First off I was wrong in previous articles of a 1% plus a 5% to make a total of 6% match. However one article here says 6% and here says 5% max, a lot of the blogs are confused as well like this one here says 5%. I went ahead and recalculated everything in my 30 year Blended vs Trad Spreadsheet this shows 1% match up till year 5 where the 5% kicks in. The advice of the O6 is that my 20 year retirement plan does not take into account about the fact many stay into their 25 year mark, and 30 years for himself. I did not account for the 2.5% bump per year after 20. I also never considered that at 50 years old it may be nice to stay in for the sweet O6 pay which is a very competitive with private practice at this point. Why I never thought of this I do not know, so assuming retirement after 25 years or 30 we are looking at this pay chart:
|Year to retire||
(50% to 75% base)
(40% to 60% base)
Keep in mind the retirement is based on last 36 month base pay and then additionally 2.5% of base for each year served. so 20 years is 50% and 21 years is 52.5% hitting 75% at 30 years!
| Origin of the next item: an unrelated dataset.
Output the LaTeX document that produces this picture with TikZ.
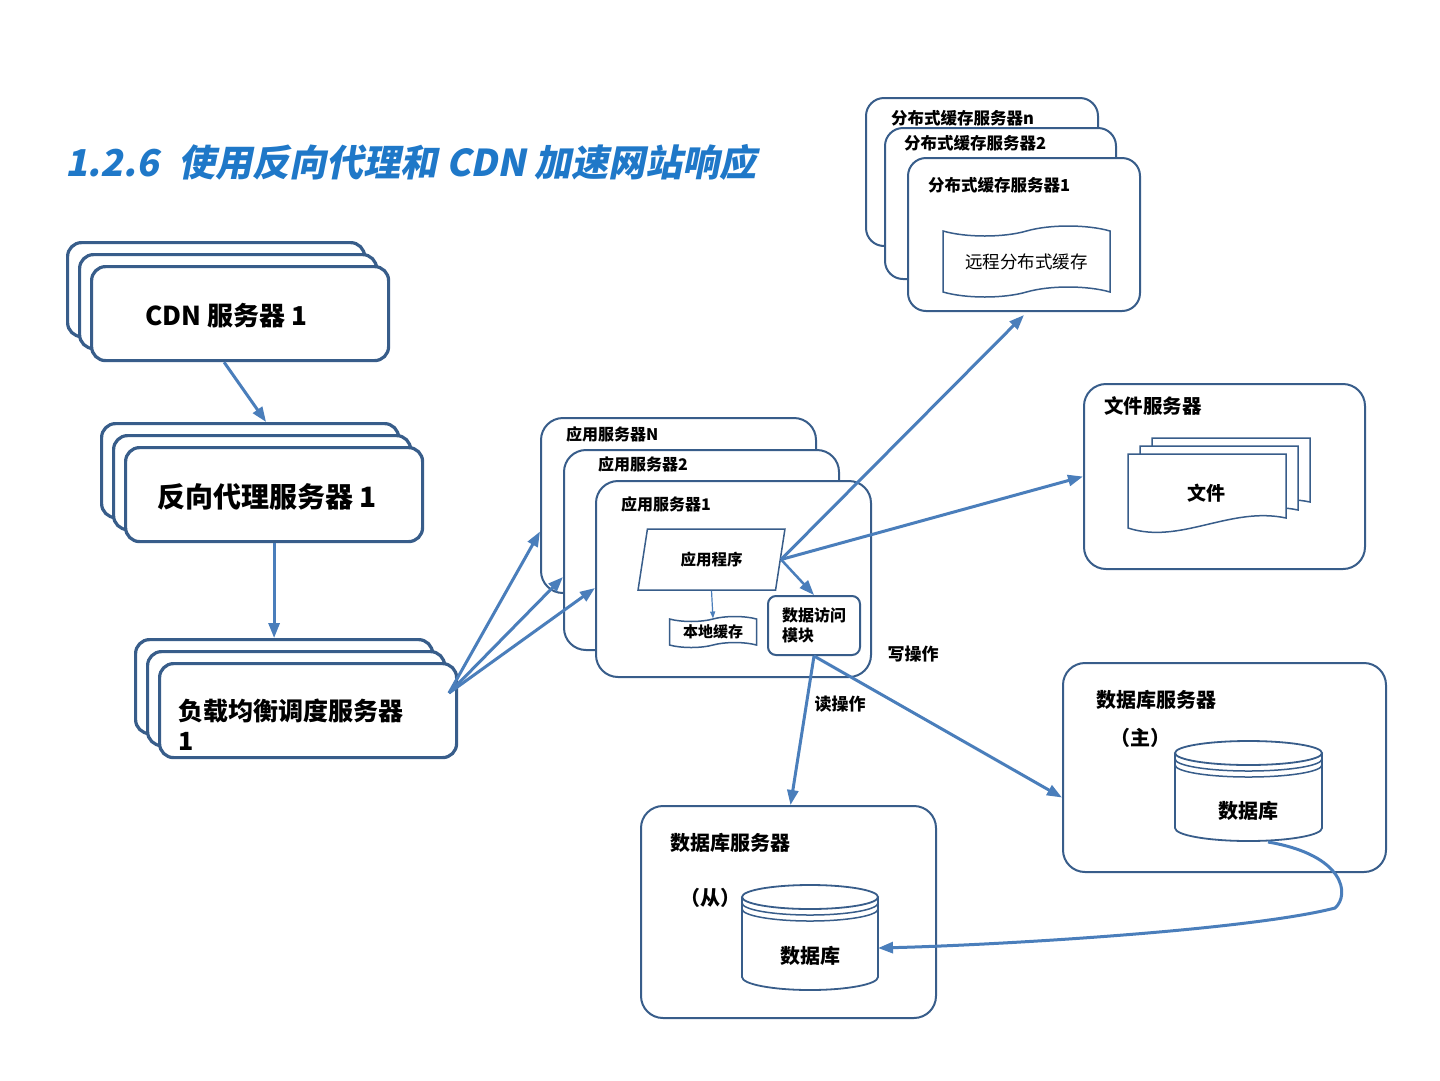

After a 120 min phone conversation with my O-5 friend who reiterated the possibility of staying past 20 years. This O5 first of no joke, he’s asian and a prior math teacher and math major. So I am sure of the math, and he wanted me to seriously consider that possibility of the 5% match and its earnings over a 20-30 year period. He says my model is unrealistic not considering the rule of 72. Where at 7.2% return (I hear the snickering already) you will double your investment principal every 10 years. Yes we are right to think that a constant 7.2% is no longer easily achievable without being back the 1980s. So I went ahead and recalculated the losses of the new plan divided by simply the match of TSP by year:
|Year Retired||Years till 80||Retirement time loss||Matching TSP||Delta||Loss/Match|
In this chart I considered age till our expected
death end of retirement at 80. When you retire at 50 you have 30 years of retirement thru when you retire at 60 with 20 years of retirement. If the chart is correct you need to make 3.57 times what you got with 5% TSP matching in the new plan to make up for what you lose with the 20% paycut. According to the O5 that is not a problem because you got 3o years to do it, thats 3 doublings at 7.2% return. This would mean your $72,715.10*2*2*2=$581,720.80 this would more than make up for the 20% paycut. He also made the point that this matching amount is in action every year that you are in active duty as well. looking back at the old chart:
|Year Out||New Cumulative TSP match|
|1||$0 (need 2 years to be vested)|
|2||$0 (need 2 years to be vested)|
|3||$1,490.40 (5% match starts now)|
We both agreed that the 7.2% is tough to do just using the 5 funds that TSP provides so lets try with the pretty much promised 2% return in a nonmarketable short-term U.S. Treasury security that is specially issued to the TSP. The earnings consist entirely of interest income on the security. With 2% we stand to double our money every 36 years and in this situation we get less with our TSP match than with the old retirement plan, and of course if the market goes completely upside down you stand to loose all of your match. It’s really on you to invest correctly if you choose the TSP match blended plan. According to our enlisted counterparts this type of return is a lot of work and would require 11% return!
Who are we kidding though, with the new plan you still get your 40% of your base pay at 20 years so back to the conversation with the retired Captain. This is just some sort of mental exercise as in the end you will have a nice retirement after your 20 years of dedicated service. Look at the 30 year situation, you just need to double your money in your 10 years of retirement to break even with the new plan. Lets say there is a good 7.2% return on investment every year we will hope to double money every 10 years, so retirement at 20 years of service would mean 3 cycles of doubling, at 25 years we have 2.5 cycles and at 30 years we have 2 cycles of doubling before your 80th birthday:
|TSP Match at retirement time||Total Cost of 20% cut till age 79||What TSP matching did not make up for||7.2% return every year in some fantasy world||How much more money you would be making with new blended retirement|
So here are your goals, you can be a lazy ass and stick with the old retirement and you can mindlessly make your sweet pension of 50+% of base pay till your dead you don’t even have to put a cent into your TSP. However if you already put a considerable $18,000 into your TSP (which you already should), and believe it is at all possible to make your 7.2% return you are sure to make more money with the new 5% matching TSP blend. What is your level of comfort in managing your money? The O5 pretty much said he wished he had a choice for the new system as the return is more favorable with matching cash in hand. So what would it take to make the new investment worthwhile? We then apply the 72 rule to see what rate of return we need to make up for the losses:
|Retirement Yr||TSP Match||Cost of 20% cut till 79 yo||Cut/TSP||Time to earn till 79||2X cycles needed||Years to double money||Rate needed in %|
According to the O5 and this calculation you just need to have a return of 5.5% to break even at 20 years, 4.3% at 25 years, and 3.5% at 30 years using the 72 rule. Which is doable, but never a given like the old system. The best situation is to marry another Active Duty member, have them do the traditional and you do the new plan. Then compare the results after 30 years of active duty. I whent ahead and did this 8 years ago so I could have the best of both worlds, be sure to check this site in the year 2043 for a comprehensive write up.
If your in the r/investing camp then go with the nice vanilla 50% base old plan, if your part of the r/wallstreetbets crowd want you can take out the entire TSP amount and do you YOLO bets all day long. The one last advantage is you always have the TSP loans to take up to $50,000 from your TSP before you retire.
Ether plan you go just make sure you max out that $18,000 yearly TSP contribution, even as an E1 I would mess hall and green line every day to achieve this! The Roth TSP being the best deal in town with no taxes and very low expense ratio of 0.01% not found in the civilian world (Vanguard Admiral S&P 500 the lowest at 0.05%).